In addressing new § 135(a), the Federal Circuit has not yet established that law.  But we think it likely that the Federal Circuit will rule either that the statutory language is clear (and the PTO’s broader interpretation is therefore invalid) or that its own difficult-to-understand jurisprudence interpreting old 35 USC 135(b) should control the interpretation of new 35 USC 135(a).  The Federal Circuit thus will likely view the PTO’s interpretation of the language of new 35 USC 135(a) in 37 CFR 42.401 as an impertinent attempt to substitute the bureaucrats’ views for the court’s views of what is good for the patent system.

IS 37 CFR 42.401 VALID UNDER TAFAS V. DUDAS?

            A very recent holding struck down a similar attempt by the PTO to exercise independent judgment on a matter of patent law:  Tafas v. Dudas, 541 F.Supp.2d 805, 86 USPQ2d 1623 (E.D.Va. 2008)[16]; aff’d-in-part, vacated-in-part, and remanded sub nom. Tafas v. Doll, 559 F.3d 1345, 90 USPQ2d 1129 (Fed. Cir. 2009)(opinion by Circuit Judge Prost; concurring opinion by Circuit Judge Bryson; opinion concurring-in-part and dissenting-in-part by Chief Circuit Judge Rader); panel opinion vacated and hearing en banc ordered, 328 Fed.Appx. 658, 91 USPQ2d 1153 (Fed. Cir. 2009) (en banc); appeal dismissed sub. nom. Tafas v. Kappos, 586 F.3d 1369, 92 USPQ2d 1693 (Fed. Cir. 2009) (en banc).  In that case, Judge Cacheris of the Eastern District of Virginia held that the PTO’s proposed rules – which changed the examination process, inter alia, by limiting the number of continuation applications, requests for continued examination, and claims that an applicant could make as a matter of right – exceeded the scope of the PTO’s rulemaking authority under 35 USC 2(b)(2) because those rules were “substantive in nature.”[17]  He accordingly “void[ed] the… [proposed rules] as ‘otherwise not in accordance with law’ and ‘in excess of statutory jurisdiction [and] authority.’  5 U.S.C. § 706(2).”[18] 

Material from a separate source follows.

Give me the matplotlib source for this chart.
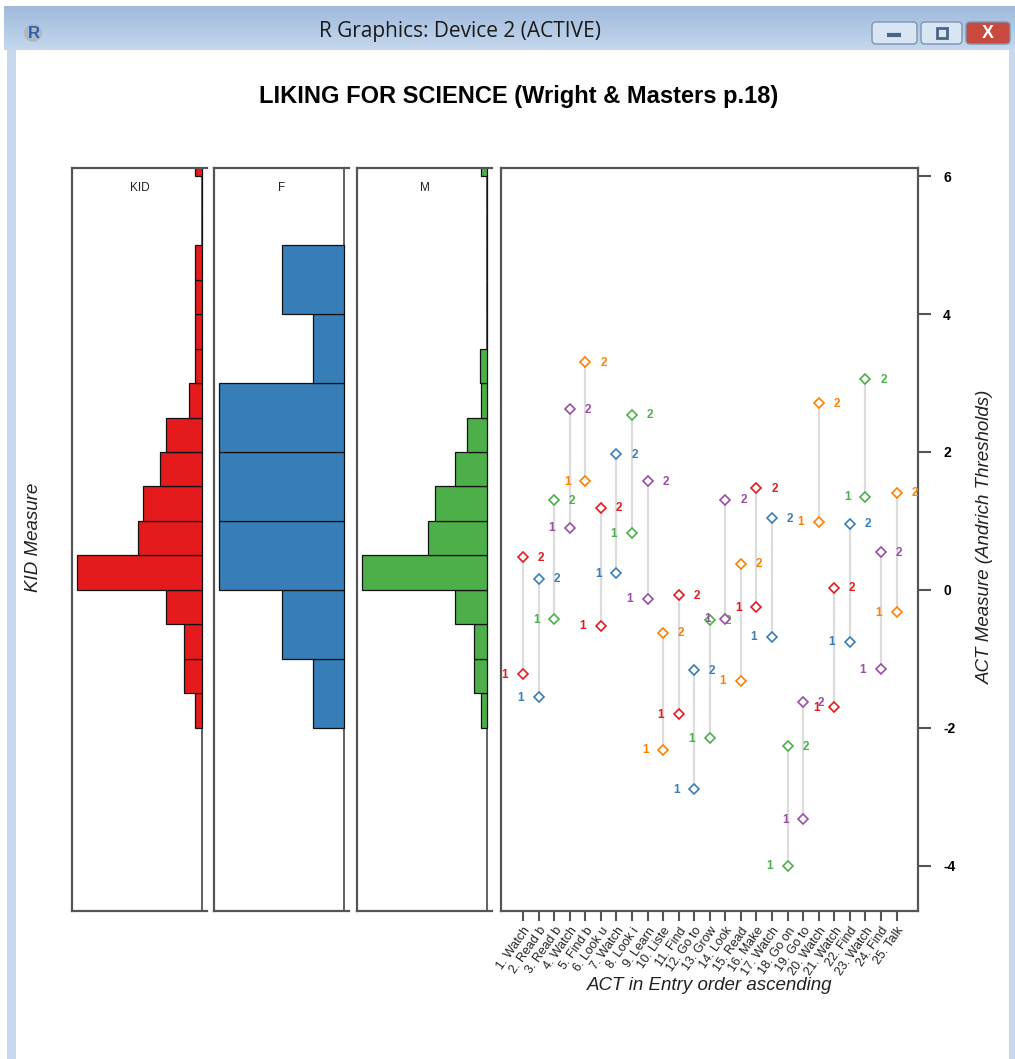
import matplotlib.pyplot as plt
import numpy as np
from matplotlib.colors import LinearSegmentedColormap
from matplotlib.patches import Rectangle, FancyBboxPatch, Circle

plt.rcParams['font.family'] = ['Liberation Sans', 'DejaVu Sans']

W, H = 1015, 1059

# histogram of person (KID) measures, by group
kid_edges = [-2.0, -1.5, -1.0, -0.5, 0.0, 0.5, 1.0, 1.5, 2.0, 2.5, 3.0, 3.5, 4.0, 4.5, 5.0, 5.5, 6.0]
kid_counts = [1, 2.8, 2.7, 5.4, 19, 9.8, 9, 6.4, 5.4, 1.9, 1, 1, 1, 1, 0, 0, 1]
f_edges = [-2, -1, 0, 1, 2, 3, 4]
f_counts = [1, 2, 4, 4, 4, 1, 2]
m_edges = [-2.0, -1.5, -1.0, -0.5, 0.0, 0.5, 1.0, 1.5, 2.0, 2.5, 3.0, 3.5, 4.0, 4.5, 5.0, 5.5, 6.0]
m_counts = [1, 2, 2, 5, 19.7, 9.3, 8.2, 5, 3.1, 0.9, 1.1, 0, 0, 0, 0, 0, 1]

# item (ACT) Andrich thresholds, entry order
items = ["1. Watch", "2. Read b", "3. Read b", "4. Watch", "5. Find b",
         "6. Look u", "7. Watch", "8. Look i", "9. Learn", "10. Liste",
         "11. Find", "12. Go to", "13. Grow", "14. Look", "15. Read",
         "16. Make", "17. Watch", "18. Go on", "19. Go to", "20. Watch",
         "21. Watch", "22. Find", "23. Watch", "24. Find", "25. Talk"]
thr1 = [-1.22, -1.56, -0.43, 0.90, 1.58, -0.52, 0.24, 0.82, -0.13, -2.32,
        -1.80, -2.89, -2.15, -0.42, -1.32, -0.25, -0.68, -4.00, -3.33, 0.99,
        -1.70, -0.75, 1.35, -1.15, -0.32]
thr2 = [0.47, 0.16, 1.30, 2.62, 3.30, 1.19, 1.97, 2.54, 1.58, -0.62,
        -0.08, -1.17, -0.44, 1.31, 0.38, 1.48, 1.04, -2.27, -1.63, 2.71,
        0.03, 0.96, 3.06, 0.55, 1.41]

palette = ['#E41A1C', '#377EB8', '#4DAF4A', '#984EA3', '#FF7F00']
frame_col = '#555555'
ylim = (-4.66, 6.12)


def px_rect(x0, y0, x1, y1):
    return [x0 / W, 1 - y1 / H, (x1 - x0) / W, (y1 - y0) / H]


fig = plt.figure(figsize=(W / 100, H / 100), dpi=100)

# window chrome of the R graphics device
bg = fig.add_axes([0, 0, 1, 1], zorder=-10)
bg.set_xlim(0, W)
bg.set_ylim(H, 0)
bg.axis('off')
tb_cmap = LinearSegmentedColormap.from_list('tb', ['#A0BADB', '#C4D8EE'])
bg.imshow(np.linspace(0, 1, 60).reshape(-1, 1), extent=(4, W, 50, 6),
          cmap=tb_cmap, aspect='auto')
bg.add_patch(Rectangle((7, 50), 9, H - 50, color='#C6D9EF', lw=0))
bg.add_patch(Rectangle((W - 6, 50), 6, H - 50, color='#C6D9EF', lw=0))
bg.text(460, 32, 'R Graphics: Device 2 (ACTIVE)', ha='center', va='center',
        fontsize=15, color='#1A1A1A', family=['Open Sans', 'DejaVu Sans'])
bg.add_patch(Circle((33, 33), 9, color='#B0B8C4', lw=0))
bg.text(34, 33, 'R', ha='center', va='center', fontsize=12, fontweight='bold',
        color='#2A64B0')
for x0, x1, fc in [(872, 917, '#D8E5F3'), (921, 962, '#D8E5F3'), (966, 1010, '#C8493E')]:
    bg.add_patch(FancyBboxPatch((x0, 22), x1 - x0, 22, boxstyle='round,pad=0,rounding_size=4',
                                fc=fc, ec='#7D94B3', lw=1))
bg.plot([887, 901], [35, 35], color='#4A6488', lw=3, solid_capstyle='butt')
bg.add_patch(Rectangle((937, 28), 10, 10, fc='none', ec='#4A6488', lw=2))
bg.text(988, 33, 'X', ha='center', va='center', fontsize=13, fontweight='bold', color='white')

# histogram panels
hist_specs = [('KID', kid_edges, kid_counts, 0.5, palette[0], (72, 207)),
              ('F', f_edges, f_counts, 1.0, palette[1], (214, 349)),
              ('M', m_edges, m_counts, 0.5, palette[2], (357, 492))]
for name, edges, counts, bw, col, (x0, x1) in hist_specs:
    ax = fig.add_axes(px_rect(x0, 168, x1, 911))
    ax.barh(edges, counts, height=bw, left=0, align='edge', color=col,
            edgecolor='#111111', linewidth=0.9, zorder=2)
    top = max(counts)
    ax.set_xlim(top * 1.04, -top * 0.04)
    ax.set_ylim(*ylim)
    ax.axvline(0, color=frame_col, lw=1.3, zorder=1)
    ax.set_xticks([])
    ax.set_yticks([])
    ax.spines['right'].set_visible(False)
    for s in ['left', 'top', 'bottom']:
        ax.spines[s].set_color(frame_col)
        ax.spines[s].set_linewidth(1.6)
    ax.text(0.5, 0.973, name, transform=ax.transAxes, ha='center', va='center',
            fontsize=8.5, color='#222222')

# threshold panel
ax = fig.add_axes(px_rect(501, 168, 918, 911))
xs = np.arange(1, len(items) + 1)
ax.vlines(xs, thr1, thr2, color='#DCDCDC', lw=1.6, zorder=1)
for i, x in enumerate(xs):
    col = palette[i % len(palette)]
    ax.plot([x, x], [thr1[i], thr2[i]], 'D', ms=5, mfc='white', mec=col,
            mew=1.2, ls='none', zorder=3)
    ax.annotate('1', (x, thr1[i]), xytext=(-13, -0.5), textcoords='offset points',
                ha='center', va='center', color=col, fontsize=8.5, fontweight='bold')
    ax.annotate('2', (x, thr2[i]), xytext=(13, -0.5), textcoords='offset points',
                ha='center', va='center', color=col, fontsize=8.5, fontweight='bold')

ax.set_xlim(-0.42, 26.38)
ax.set_ylim(*ylim)
ax.yaxis.tick_right()
ax.set_yticks([-4, -2, 0, 2, 4, 6])
ax.set_yticklabels(['-4', '-2', '0', '2', '4', '6'], fontweight='bold', fontsize=10)
ax.tick_params(axis='y', length=9, width=1.5, color=frame_col, pad=9)
ax.set_xticks(xs)
ax.set_xticklabels(items, rotation=55, ha='right', va='top', rotation_mode='anchor',
                   fontsize=9, color='#222222')
ax.tick_params(axis='x', length=7, width=1.5, color=frame_col, pad=3)
for s in ax.spines.values():
    s.set_color(frame_col)
    s.set_linewidth(1.6)

# titles
fig.text(519 / W, 1 - 97 / H, 'LIKING FOR SCIENCE (Wright & Masters p.18)',
         ha='center', va='center', fontsize=17, fontweight='bold')
fig.text(33 / W, 1 - 537 / H, 'KID Measure', rotation=90, ha='center', va='center',
         fontsize=13.5, style='italic', color='#222222')
fig.text(985 / W, 1 - 537 / H, 'ACT Measure (Andrich Thresholds)', rotation=90,
         ha='center', va='center', fontsize=13.5, style='italic', color='#222222')
fig.text(710 / W, 1 - 985 / H, 'ACT in Entry order ascending', ha='center', va='center',
         fontsize=13.5, style='italic', color='#222222')

fig.savefig('out.png', dpi=100)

            Since the grant of rulemaking power to the PTO covers the conduct of proceedings, the PTO may seek to justify its derivation rules (as in the Tafas case) either as procedural rules or (to the extent that they are substantive) as necessary incidents to the performance of those proceedings.  However, Judge Cacheris found the rules involved in the case before him to be both substantive and in excess of the PTO’s authority. 

But what does “substantive” mean?  According to Judge Cacheris[19]:

            While the APA [i.e., the Administrative Procedures Act, 5 USC 500 et seq.] does not define a “substantive rule,” any rule that “affect[s] individual rights and obligations” is substantive.  Chrysler Corp. v. Brown, 4411 U.S. 281, 302 (1979); see also Animal Legal Def. Fund v. Quigg, 932 F.3d at 927 (stating that substantive rules are those that “effect[ ] a change in existing law or policy which affect[ ] individual rights and obligations”); Am. Hosp. Assoc. v. Bowen, 834 F.2d 1037, 1045 (D.C. Cir. 1987) (defining substantive rules as those that “grant rights, impose obligations, or produce other significant effects on private interests…or which effect a change in existing law or policy”) (internal citations omitted [by the court]).”[20]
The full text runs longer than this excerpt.